Born: 15 October 1896, United States
Died: 4 August 1984
Country most active: United States
Also known as: Frances Eleanor Keegan
The following is excerpted from Infinite Women founder Allison Tyra’s book The View from the Hill: Women Who Made Their Mark After 40.
Prior to volunteering for the U.S. Women’s Army Auxiliary Corps at age 45 in 1942, Frances Keegan Marquis had been an active suffragist who managed the Franklin Square House, a residential hotel in Boston offering housing and social services for around 700 women students and wage earners. She was also an executive with the American Woman’s Association, which helped working women network and develop leadership skills. Marquis was one of 440 women chosen for the first WAAC officer training, out of around 30,000 applicants. Once she finished, she joined the military at age 46 and was tasked with commanding the U.S.’s first women’s expeditionary force, the 149th WAAC Post Headquarters Company. The elite group of around 200 women was handpicked and would fill roles as drivers, switchboard operators, secretaries, and mail clerks in General Dwight Eisenhower’s North African headquarters in Algiers. Arriving in January 1943, by July, the famed war journalist Ernie Pyle wrote that “When a WAC takes over a switchboard from a soldier, efficiency goes up about 1000 percent.”

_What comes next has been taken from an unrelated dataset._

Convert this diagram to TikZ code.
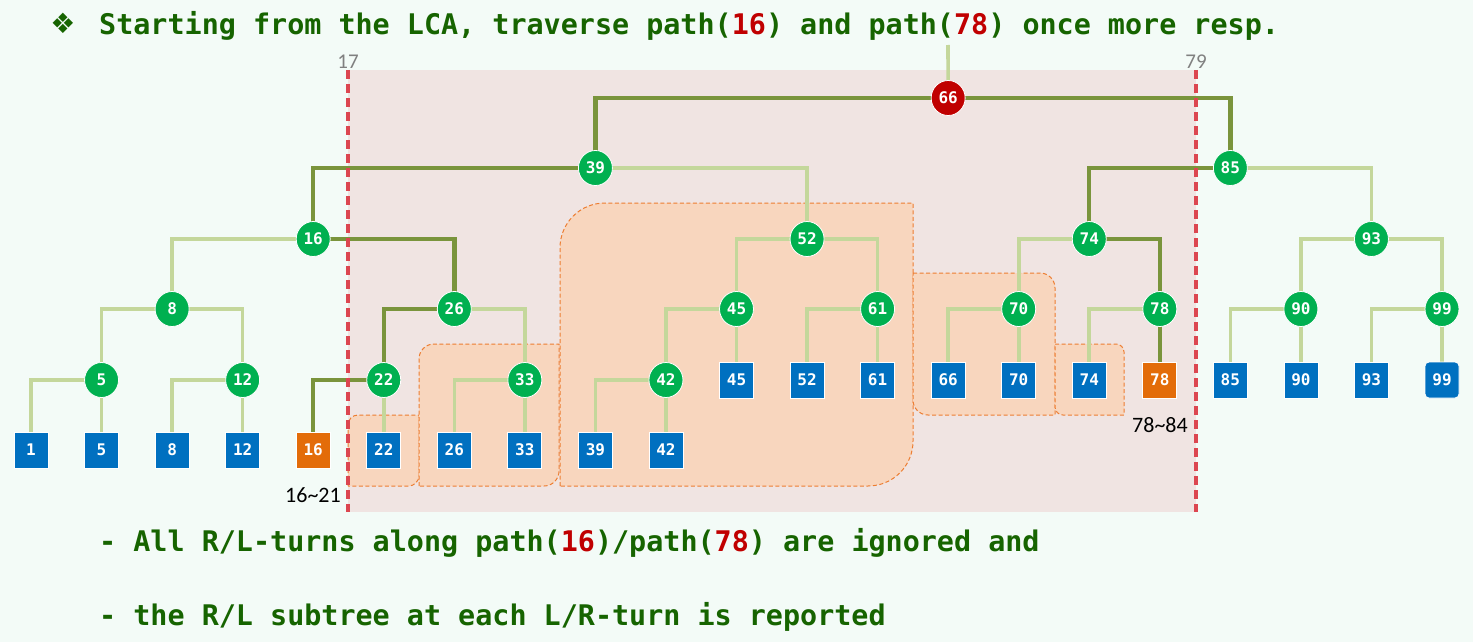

In September, as the WAACs were transitioning from an auxiliary into the Women’s Army Corps, Marquis returned to the U.S. to fight a different battle, touring the country giving speeches and interviews to fight the slanderous rumors about her troops. One of the most common was the fiction that many, or even most, of the women had been sent home pregnant. Returning to civilian life after the war, Marquis went right back to her activism for women; she lived another four decades before dying in 1984.